I’m sure you’ll agree, there’s something rather comforting about a mound of roasties. Whether it’s accompanying a satisfying pub roast lunch or a homemade meal for the family, you can’t go wrong with roast potatoes.
However, I must confess something here before we continue…I like to mix my roasts up. Traditional roast dinners aren’t necessarily my thing, but throw in an infusion of flavours and I’m sold.
So when I was faced with a stack of new potatoes, a leftover lemon from gin and tonics last week and a clove of garlic, it would be rude not to chuck them all in together!

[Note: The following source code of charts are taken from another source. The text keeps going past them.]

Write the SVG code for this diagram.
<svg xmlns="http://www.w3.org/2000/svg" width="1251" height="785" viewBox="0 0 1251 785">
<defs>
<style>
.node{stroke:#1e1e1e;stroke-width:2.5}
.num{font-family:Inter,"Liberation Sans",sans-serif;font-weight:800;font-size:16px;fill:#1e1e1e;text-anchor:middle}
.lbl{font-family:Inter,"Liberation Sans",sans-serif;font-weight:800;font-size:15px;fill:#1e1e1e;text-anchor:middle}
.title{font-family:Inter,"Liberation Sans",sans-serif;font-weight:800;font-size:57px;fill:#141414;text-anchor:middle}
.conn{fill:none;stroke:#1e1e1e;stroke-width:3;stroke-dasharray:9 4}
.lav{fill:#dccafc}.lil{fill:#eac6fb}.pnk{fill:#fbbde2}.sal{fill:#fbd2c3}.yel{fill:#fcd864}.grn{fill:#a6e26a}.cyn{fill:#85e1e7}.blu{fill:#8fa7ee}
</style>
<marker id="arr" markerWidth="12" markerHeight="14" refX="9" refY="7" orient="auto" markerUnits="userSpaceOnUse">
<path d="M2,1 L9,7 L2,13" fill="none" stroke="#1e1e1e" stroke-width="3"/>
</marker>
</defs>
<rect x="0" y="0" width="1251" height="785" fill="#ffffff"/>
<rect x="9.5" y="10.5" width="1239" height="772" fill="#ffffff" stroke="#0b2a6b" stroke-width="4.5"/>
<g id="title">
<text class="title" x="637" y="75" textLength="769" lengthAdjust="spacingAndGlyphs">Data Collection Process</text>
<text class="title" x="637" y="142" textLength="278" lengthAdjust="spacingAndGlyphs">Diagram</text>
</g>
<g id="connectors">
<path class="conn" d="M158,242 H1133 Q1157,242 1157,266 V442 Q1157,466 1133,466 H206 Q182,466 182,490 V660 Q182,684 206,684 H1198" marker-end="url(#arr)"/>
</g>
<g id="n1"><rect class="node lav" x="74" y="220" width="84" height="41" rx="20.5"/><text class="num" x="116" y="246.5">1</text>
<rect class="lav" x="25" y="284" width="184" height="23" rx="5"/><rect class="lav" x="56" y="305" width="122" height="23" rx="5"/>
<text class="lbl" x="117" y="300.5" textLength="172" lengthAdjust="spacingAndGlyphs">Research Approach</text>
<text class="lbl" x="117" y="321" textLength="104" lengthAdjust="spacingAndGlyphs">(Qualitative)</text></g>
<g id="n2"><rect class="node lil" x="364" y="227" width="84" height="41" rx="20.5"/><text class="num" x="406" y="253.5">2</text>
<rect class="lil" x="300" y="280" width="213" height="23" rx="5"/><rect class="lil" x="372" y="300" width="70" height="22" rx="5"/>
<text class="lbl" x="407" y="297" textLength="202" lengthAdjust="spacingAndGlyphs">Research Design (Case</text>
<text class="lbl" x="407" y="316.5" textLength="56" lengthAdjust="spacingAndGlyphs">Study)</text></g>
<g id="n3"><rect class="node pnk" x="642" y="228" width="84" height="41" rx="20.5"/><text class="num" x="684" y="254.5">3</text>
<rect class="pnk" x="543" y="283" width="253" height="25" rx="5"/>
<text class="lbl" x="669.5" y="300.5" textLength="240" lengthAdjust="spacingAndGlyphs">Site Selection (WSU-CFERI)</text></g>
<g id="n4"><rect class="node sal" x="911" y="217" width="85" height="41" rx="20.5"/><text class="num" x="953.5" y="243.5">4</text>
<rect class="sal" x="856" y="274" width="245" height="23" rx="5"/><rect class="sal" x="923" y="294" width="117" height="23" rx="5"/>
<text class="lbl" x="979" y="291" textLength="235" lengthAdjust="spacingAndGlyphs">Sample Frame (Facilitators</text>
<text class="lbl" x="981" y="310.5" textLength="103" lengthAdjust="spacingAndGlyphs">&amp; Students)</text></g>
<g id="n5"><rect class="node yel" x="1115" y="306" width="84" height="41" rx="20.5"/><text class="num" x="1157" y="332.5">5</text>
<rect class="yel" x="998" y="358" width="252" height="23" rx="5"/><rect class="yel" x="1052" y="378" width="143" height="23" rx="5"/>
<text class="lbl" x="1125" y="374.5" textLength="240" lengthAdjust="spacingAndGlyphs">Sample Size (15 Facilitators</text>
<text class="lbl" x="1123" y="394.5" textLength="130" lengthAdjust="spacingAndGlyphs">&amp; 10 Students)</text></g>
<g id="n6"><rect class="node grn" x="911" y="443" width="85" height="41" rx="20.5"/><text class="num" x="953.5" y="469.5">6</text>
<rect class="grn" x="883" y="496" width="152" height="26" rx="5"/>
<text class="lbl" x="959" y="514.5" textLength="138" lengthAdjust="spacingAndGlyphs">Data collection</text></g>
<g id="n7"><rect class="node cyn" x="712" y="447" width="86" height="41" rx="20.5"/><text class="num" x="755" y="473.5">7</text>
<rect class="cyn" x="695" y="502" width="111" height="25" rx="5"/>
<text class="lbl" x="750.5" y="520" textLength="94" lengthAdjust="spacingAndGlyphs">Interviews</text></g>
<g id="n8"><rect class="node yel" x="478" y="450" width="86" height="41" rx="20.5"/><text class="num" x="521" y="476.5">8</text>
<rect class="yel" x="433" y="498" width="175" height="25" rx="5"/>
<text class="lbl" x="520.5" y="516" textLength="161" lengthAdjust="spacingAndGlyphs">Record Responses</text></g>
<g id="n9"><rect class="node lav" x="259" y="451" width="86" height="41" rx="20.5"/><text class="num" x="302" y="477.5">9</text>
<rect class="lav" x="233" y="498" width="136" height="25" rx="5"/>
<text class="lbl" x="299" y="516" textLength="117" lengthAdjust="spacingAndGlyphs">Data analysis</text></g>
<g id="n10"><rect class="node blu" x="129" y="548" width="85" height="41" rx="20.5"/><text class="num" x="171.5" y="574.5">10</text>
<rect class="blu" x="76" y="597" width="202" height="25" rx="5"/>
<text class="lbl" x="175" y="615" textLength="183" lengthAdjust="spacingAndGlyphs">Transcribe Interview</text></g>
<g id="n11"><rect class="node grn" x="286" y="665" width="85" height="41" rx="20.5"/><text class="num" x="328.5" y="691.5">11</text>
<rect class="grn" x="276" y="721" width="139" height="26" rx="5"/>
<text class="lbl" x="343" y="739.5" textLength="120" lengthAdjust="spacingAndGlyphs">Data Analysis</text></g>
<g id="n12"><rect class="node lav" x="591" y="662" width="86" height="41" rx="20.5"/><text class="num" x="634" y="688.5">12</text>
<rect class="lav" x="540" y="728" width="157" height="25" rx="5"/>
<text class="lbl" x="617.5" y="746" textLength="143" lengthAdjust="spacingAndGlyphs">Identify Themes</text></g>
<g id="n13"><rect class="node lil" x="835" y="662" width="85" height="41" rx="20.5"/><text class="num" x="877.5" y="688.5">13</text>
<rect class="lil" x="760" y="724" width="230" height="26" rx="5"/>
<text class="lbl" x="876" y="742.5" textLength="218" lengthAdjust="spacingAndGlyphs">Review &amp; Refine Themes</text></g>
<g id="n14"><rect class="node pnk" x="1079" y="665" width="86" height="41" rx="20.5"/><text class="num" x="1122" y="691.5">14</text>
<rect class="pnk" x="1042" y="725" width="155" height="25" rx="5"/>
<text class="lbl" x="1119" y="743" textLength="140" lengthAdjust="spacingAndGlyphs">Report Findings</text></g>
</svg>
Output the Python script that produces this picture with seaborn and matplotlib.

I love my food packed with flavour so this recipe was definitely a winner!
What do you need?
- Potatoes – new, charlotte, maris piper or waxy potatoes work
- 1 red onion
- 1 leek
- 1 courgette
- 1 lemon sliced
- 3 cloves of garlic
- Olive oil – be generous!
And quite simply, chop the veg, slice the lemon, peel the garlic – throw into a roasting dish and you’re away!
I have an electric oven so I roasted my potatoes and veg at 200 degrees for 40 minutes. And..success! They were deliciously soft and roasted whilst perfectly infused with the lemon and garlic!!
Accompany with fishcakes, chicken or sea bass for the perfect accompaniment to any main mail!